Recipe of the Month
February 2009

 

 


 

 

 

 

 


Quick Raspberry Cheesecake

Recipe by Chef Nigel
printable version

Quick Raspberry Cheesecake

Recipe by Chef Nigel

Crust:
5 oz Graham cracker crumbs
3 tb Sugar
5 tb Butter; melted

Filling:
16 oz Cream cheese; softened
1/2 c Sugar
1/2 ts Vanilla
pinch Salt
2 lg Eggs
3 tb Chambord liqueur ( Raspberry )

Topping
8 oz Sour cream
1 tb Sugar
1/2 ts Vanilla
1 tb Chambord liqueur ( Raspberry )
1 c Raspberries; fresh

Preheat oven to 350 degrees F.

 

Method

For Crust:
Mix graham cracker crumbs, sugar and butter. Press mixture firmly into bottom of 9" springform pan.

For Filling
:
Mix cream cheese, sugar, vanilla, and salt at medium speed with electric mixer. Add eggs, and mix until well blended. Using a fork, gently fold Chambord into batter. Pour mixture into crust.
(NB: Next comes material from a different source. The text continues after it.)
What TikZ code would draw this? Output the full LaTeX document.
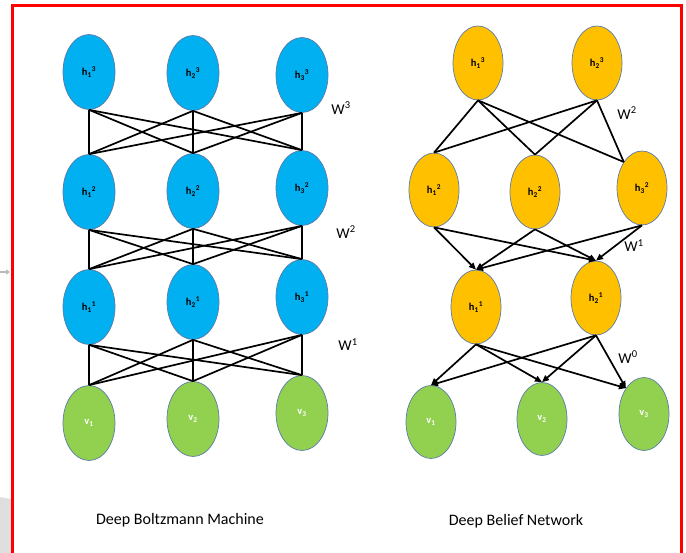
\documentclass[tikz,border=0pt]{standalone}
\usepackage{fontspec}
\setmainfont{Carlito}
\usetikzlibrary{shapes.geometric,arrows.meta}
\definecolor{HBlue}{HTML}{00B0F0}
\definecolor{HOrange}{HTML}{FFC000}
\definecolor{VGreen}{HTML}{92D050}
\definecolor{Rim}{HTML}{5B7BA6}
\NewDocumentCommand{\HLab}{m m}{h\textsubscript{#1}\textsuperscript{#2}}
\NewDocumentCommand{\VLab}{m}{v\textsubscript{#1}}
\tikzset{
    unit/.style={ellipse, draw=Rim, line width=0.7pt, minimum width=52, minimum height=75,
        inner sep=0pt, font=\fontsize{10.5}{10.5}\selectfont\bfseries},
    hid/.style={unit, fill=HBlue},
    belief/.style={unit, fill=HOrange, minimum width=50, minimum height=74},
    vis/.style={unit, fill=VGreen, text=white},
    link/.style={black, line width=1.7pt},
    dlink/.style={link, -{Triangle[length=7pt,width=6pt]}},
    wlab/.style={font=\fontsize{15}{18}\selectfont},
}
\begin{document}
\begin{tikzpicture}[x=1pt, y=-1pt]

    \useasboundingbox (0,0) rectangle (686,553);

    % bits of the screenshot outside the frame
    \fill[gray!25] (0,497) -- (11,499) -- (11,553) -- (0,553) -- cycle;
    \draw[gray!55, line width=2pt, -{Triangle[length=4pt,width=5pt]}] (0,272) -- (10,272);
    \draw[red, line width=2.5pt] (12.5,553) |- (681.5,5.5) -- (681.5,553);

    % Deep Boltzmann Machine
    \node[hid] (bm-h3-1) at (89,72)  {\HLab{1}{3}};
    \node[hid] (bm-h3-2) at (193,73) {\HLab{2}{3}};
    \node[hid] (bm-h3-3) at (302,75) {\HLab{3}{3}};
    \node[hid] (bm-h2-1) at (89,192)  {\HLab{1}{2}};
    \node[hid] (bm-h2-2) at (193,191) {\HLab{2}{2}};
    \node[hid] (bm-h2-3) at (302,188) {\HLab{3}{2}};
    \node[hid] (bm-h1-1) at (89,307)  {\HLab{1}{1}};
    \node[hid] (bm-h1-2) at (193,302) {\HLab{2}{1}};
    \node[hid] (bm-h1-3) at (302,297) {\HLab{3}{1}};
    \node[vis] (bm-v-1) at (89,423)  {\VLab{1}};
    \node[vis] (bm-v-2) at (193,419) {\VLab{2}};
    \node[vis] (bm-v-3) at (302,413) {\VLab{3}};

    \foreach \i in {1,2,3} {
        \foreach \j in {1,2,3} {
            \draw[link] (bm-h3-\i.south) -- (bm-h2-\j.north);
            \draw[link] (bm-h2-\i.south) -- (bm-h1-\j.north);
            \draw[link] (bm-h1-\i.south) -- (bm-v-\j.north);
        }
    }

    \node[wlab] (bm-w3) at (341,108) {W\textsuperscript{3}};
    \node[wlab] (bm-w2) at (346,232) {W\textsuperscript{2}};
    \node[wlab] (bm-w1) at (348,345) {W\textsuperscript{1}};
    \node[font=\fontsize{16}{19}\selectfont] (bm-title) at (180,520) {Deep Boltzmann Machine};

    % Deep Belief Network
    \node[belief] (dn-h3-1) at (478,63) {\HLab{1}{3}};
    \node[belief] (dn-h3-2) at (597,63) {\HLab{2}{3}};
    \node[belief] (dn-h2-1) at (434,190) {\HLab{1}{2}};
    \node[belief] (dn-h2-2) at (535,192) {\HLab{2}{2}};
    \node[belief] (dn-h2-3) at (642,188) {\HLab{3}{2}};
    \node[belief] (dn-h1-1) at (476,307) {\HLab{1}{1}};
    \node[belief] (dn-h1-2) at (596,298) {\HLab{2}{1}};
    \node[vis, minimum width=50, minimum height=73] (dn-v-1) at (431,422) {\VLab{1}};
    \node[vis, minimum width=50, minimum height=73] (dn-v-2) at (542,419) {\VLab{2}};
    \node[vis, minimum width=50, minimum height=73] (dn-v-3) at (644,414) {\VLab{3}};

    \foreach \i in {1,2} {
        \foreach \j/\a in {1/north,2/north,3/125} {
            \draw[link] (dn-h3-\i.south) -- (dn-h2-\j.\a);
            \draw[dlink] (dn-h1-\i.south) -- (dn-v-\j.\a);
        }
    }
    \foreach \i in {1,2,3} {
        \foreach \j in {1,2} {
            \draw[dlink] (dn-h2-\i.south) -- (dn-h1-\j.north);
        }
    }

    \node[wlab] (dn-w2) at (627,113) {W\textsuperscript{2}};
    \node[wlab] (dn-w1) at (634,246) {W\textsuperscript{1}};
    \node[wlab] (dn-w0) at (628,357) {W\textsuperscript{0}};
    \node[font=\fontsize{16}{19}\selectfont] (dn-title) at (516,521) {Deep Belief Network};
\end{tikzpicture}
\end{document}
Bake for approximately 40 minutes or until golden brown. Loosen cake from rim of pan.

Let cool and remove rim of pan.

For Topping:
Mix sour cream, sugar, vanilla, and Chambord and spread evenly over cheesecake.

Refrigerate for 4 hours or overnight.

Top with fresh raspberries just before serving.